> Goal:
Write out nothing but the lines from the first line of the entries below through the line with "blade_e = [2.39, 2.06, 1.55]"; no pictures go in.

> Data entries:

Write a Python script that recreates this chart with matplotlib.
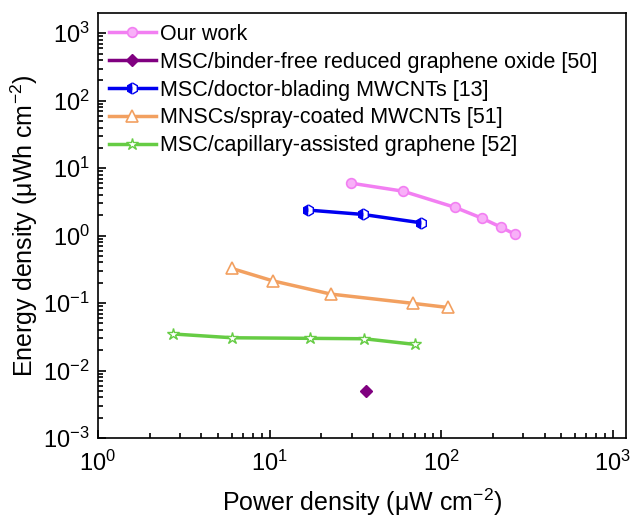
import matplotlib
matplotlib.use('Agg')
import matplotlib.pyplot as plt
from matplotlib.ticker import LogLocator, NullFormatter

plt.rcParams['font.family'] = ['Liberation Sans', 'DejaVu Sans']
plt.rcParams['mathtext.fontset'] = 'custom'
plt.rcParams['mathtext.rm'] = 'Liberation Sans'
plt.rcParams['mathtext.it'] = 'Liberation Sans'
plt.rcParams['axes.unicode_minus'] = False

# 数据
ours_p = [29.7, 59.8, 120, 172, 222, 268]
ours_e = [6.0, 4.56, 2.63, 1.82, 1.34, 1.05]

rgo_p = [36.2]
rgo_e = [0.005]

blade_p = [16.8, 35, 76]
blade_e = [2.39, 2.06, 1.55]

spray_p = [6.0, 10.4, 22.7, 68.6, 109.7]
spray_e = [0.327, 0.214, 0.136, 0.099, 0.086]

cap_p = [2.75, 6.06, 17.3, 35.6, 70.2]
cap_e = [0.0348, 0.0306, 0.030, 0.0296, 0.0244]

labels = ['Our work',
          'MSC/binder-free reduced graphene oxide [50]',
          'MSC/doctor-blading MWCNTs [13]',
          'MNSCs/spray-coated MWCNTs [51]',
          'MSC/capillary-assisted graphene [52]']

fig = plt.figure(figsize=(6.33, 5.2), dpi=100)
ax = fig.add_axes([0.1548, 0.1577, 0.834, 0.8173])

lw = 2.5
ax.plot(ours_p, ours_e, '-o', color='#F27FF2', lw=lw, ms=7,
        mfc='#F8B0F8', mec='#F27FF2', mew=1.2, label=labels[0])
ax.plot(rgo_p, rgo_e, '-D', color='#800080', lw=lw, ms=6.5,
        mfc='#800080', mec='#800080', label=labels[1])
ax.plot(blade_p, blade_e, '-h', color='#0000F0', lw=lw, ms=8,
        fillstyle='left', mfc='#0000F0', mfcalt='white', mec='#0000F0',
        mew=1.0, label=labels[2])
ax.plot(spray_p, spray_e, '-^', color='#F2A060', lw=lw, ms=8,
        mfc='white', mec='#F2A060', mew=1.2, label=labels[3])
ax.plot(cap_p, cap_e, '-*', color='#66CC44', lw=lw, ms=9,
        mfc='white', mec='#66CC44', mew=1.0, label=labels[4])

ax.set_xscale('log')
ax.set_yscale('log')
ax.set_xlim(1, 10 ** 3.076)
ax.set_ylim(1e-3, 10 ** 3.30)

ax.xaxis.set_major_locator(LogLocator(base=10, numticks=10))
ax.yaxis.set_major_locator(LogLocator(base=10, numticks=10))
ax.xaxis.set_minor_locator(LogLocator(base=10, subs=range(2, 10), numticks=20))
ax.yaxis.set_minor_locator(LogLocator(base=10, subs=range(2, 10), numticks=20))
ax.xaxis.set_minor_formatter(NullFormatter())
ax.yaxis.set_minor_formatter(NullFormatter())

ax.tick_params(which='both', direction='in', top=False, right=False,
               labelsize=17, width=1.2)
ax.tick_params(which='major', length=6)
ax.tick_params(which='minor', length=3.5)
ax.tick_params(axis='x', which='major', pad=9)
ax.tick_params(axis='y', which='major', pad=6)
for s in ax.spines.values():
    s.set_linewidth(1.2)

ax.set_xlabel('Power density (μW cm$^{-2}$)', fontsize=18, labelpad=8)
ax.set_ylabel('Energy density (μWh cm$^{-2}$)', fontsize=18, labelpad=2)

ax.legend(loc='upper left', frameon=False, fontsize=15.5, handlelength=2.2,
          handletextpad=0.2, labelspacing=0.32, borderaxespad=0.1,
          bbox_to_anchor=(0.0, 1.0))

fig.savefig('out.png', dpi=100)
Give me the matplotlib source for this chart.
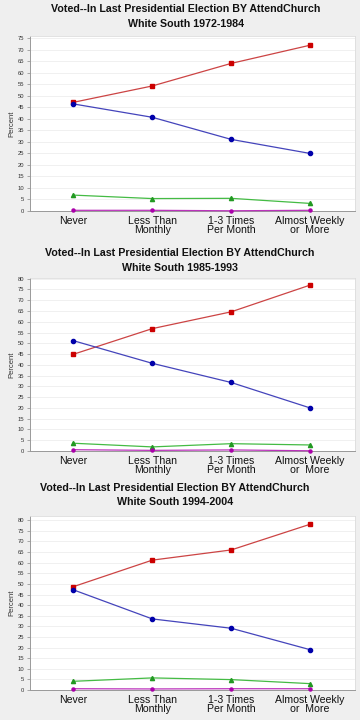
import matplotlib

matplotlib.use("Agg")
import matplotlib.pyplot as plt

plt.rcParams["font.family"] = ["Liberation Sans", "DejaVu Sans"]

categories = ["Never", "Less Than\nMonthly", "1-3 Times\nPer Month", "Almost Weekly\nor  More"]
title_main = "Voted--In Last Presidential Election BY AttendChurch"
periods = ["White South 1972-1984", "White South 1985-1993", "White South 1994-2004"]

# series per period: red, blue, green, magenta (percent)
red = [[47.2, 54.3, 64.1, 72.0],
       [44.9, 56.8, 64.6, 77.0],
       [48.7, 61.2, 66.0, 78.1]]
blue = [[46.5, 40.7, 31.1, 25.0],
        [51.2, 40.7, 31.8, 20.0],
        [47.2, 33.5, 29.1, 19.0]]
green = [[6.9, 5.4, 5.5, 3.3],
         [3.6, 1.9, 3.4, 2.8],
         [4.1, 5.7, 4.9, 3.0]]
magenta = [[0.3, 0.3, 0.1, 0.3],
           [0.6, 0.3, 0.5, 0.1],
           [0.6, 0.5, 0.6, 0.6]]
ytops = [75, 80, 80]

W, H = 360, 720
fig = plt.figure(figsize=(W / 100, H / 100), dpi=100, facecolor="#efefef")

# pixel boxes (left, top, right, bottom), ylim top and title positions per panel
boxes = [(30, 36, 355, 211), (30, 278, 355, 451), (30, 516, 355, 690)]
ylims = [76, 80.3, 82]
title_y = [(9, 24), (253, 268), (488, 502)]
title_x = [186, 180, 175]

styles = [
    (red, "#cc4444", "#cc0000", "s", 3.0),
    (blue, "#4444bb", "#0000aa", "o", 3.0),
    (green, "#44bb44", "#229922", "^", 3.0),
    (magenta, "#bb33bb", "#aa00aa", "o", 2.2),
]

x = list(range(len(categories)))
for i in range(3):
    l, t, r, b = boxes[i]
    ax = fig.add_axes([l / W, 1 - b / H, (r - l) / W, (b - t) / H])
    ax.set_facecolor("white")
    for data, lc, mc, mk, ms in styles:
        ax.plot(x, data[i], color=lc, lw=0.9, marker=mk, ms=ms,
                mfc=mc, mec=mc, clip_on=False, zorder=3)
    ax.set_xlim(-0.55, 3.57)
    ax.set_ylim(0, ylims[i])
    ax.set_yticks(range(0, ytops[i] + 1, 5))
    ax.tick_params(axis="y", labelsize=4.2, length=2, width=0.5, colors="#888888",
                   labelcolor="#333333", pad=2)
    ax.yaxis.grid(True, color="#eeeeee", lw=0.6)
    ax.set_axisbelow(True)
    ax.set_xticks(x)
    ax.set_xticklabels(categories, fontsize=7.6, color="#111111", linespacing=0.95)
    ax.tick_params(axis="x", length=0, pad=3.5)
    for s in ["top", "right"]:
        ax.spines[s].set_color("#dddddd")
        ax.spines[s].set_linewidth(0.6)
    for s in ["left", "bottom"]:
        ax.spines[s].set_color("#999999")
        ax.spines[s].set_linewidth(0.7)
    ax.set_ylabel("Percent", fontsize=5.5, color="#333333", labelpad=2)
    fig.text(title_x[i] / W, 1 - title_y[i][0] / H, title_main, ha="center", va="center",
             fontsize=7.7, fontweight="bold", color="#111111")
    fig.text(title_x[i] / W, 1 - title_y[i][1] / H, periods[i], ha="center", va="center",
             fontsize=7.7, fontweight="bold", color="#111111")

fig.savefig("out.png", dpi=100, facecolor=fig.get_facecolor())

> Final result:
Write a Python script that recreates this chart with matplotlib.
import matplotlib
matplotlib.use('Agg')
import matplotlib.pyplot as plt
from matplotlib.ticker import LogLocator, NullFormatter

plt.rcParams['font.family'] = ['Liberation Sans', 'DejaVu Sans']
plt.rcParams['mathtext.fontset'] = 'custom'
plt.rcParams['mathtext.rm'] = 'Liberation Sans'
plt.rcParams['mathtext.it'] = 'Liberation Sans'
plt.rcParams['axes.unicode_minus'] = False

# 数据
ours_p = [29.7, 59.8, 120, 172, 222, 268]
ours_e = [6.0, 4.56, 2.63, 1.82, 1.34, 1.05]

rgo_p = [36.2]
rgo_e = [0.005]

blade_p = [16.8, 35, 76]
blade_e = [2.39, 2.06, 1.55]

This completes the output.